Do you have live plants? How often and how much water do you change? Are you siphoning the gravel with each water change?

For the record, I feed small amounts twice a day and typically don't feed on water change day which is every Sunday for me.


----------



## Thoth

Im of the opinion that your fish (type and quantity) and setup dictate how much, how often and what they should be feed. Fish keepers commonly overfeed and under clean so I recommend to others once a day and skip a day each week. With a community tank I would suggest using flakes and Hikari micro pellets. 

Use lager pellets with large fish and sinking algae wafers if you have veggie eating fish.
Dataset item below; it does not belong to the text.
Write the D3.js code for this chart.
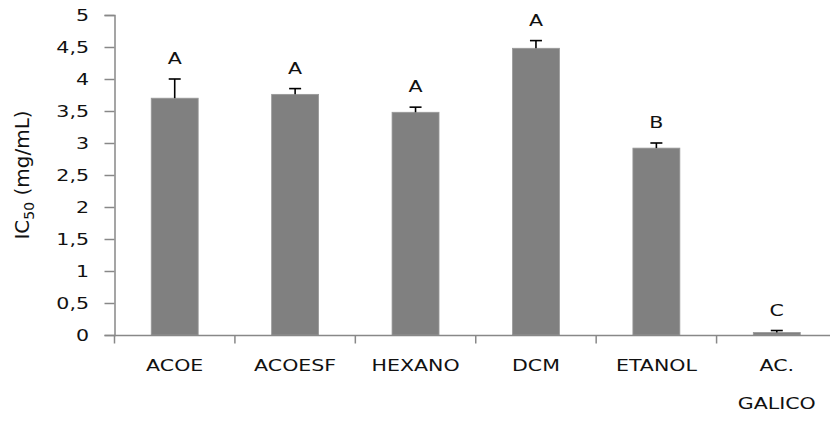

I have seen bottom feeders starve when using the larger pellets as the more aggressive feeders will monopolies the pellet; The Micro pellets sink fast enough and when spread out in the tank it gives the less aggressive feeders an opportunity to eat.

I feed my tanks in such a way to ensure that all fish get food each day; if any fish appear to be under feed, I may feed several times a day. When doing so one feeding will be my normal feeding amount and any additional feeding are significantly smaller. I see no problem skipping days if everyone is healthy and getting food when feed.


----------



## Byron

With the exception of fry (which need multiple feedings daily to properly develop) and a few rare species, most freshwater tropical fish can manage well with one feeding per day or less. Missing the water change day is very advisable, because fish should never be fed prior to a major disturbance (water changes, netting, moving, etc) nor for a period after. I always miss feeding on water change day, and usually on one other day (when I'm not here during the normal feeding time).

There are obviously water quality issues associated with the amounts fed. And fish health, in more ways than just nutrition.

Byron.


----------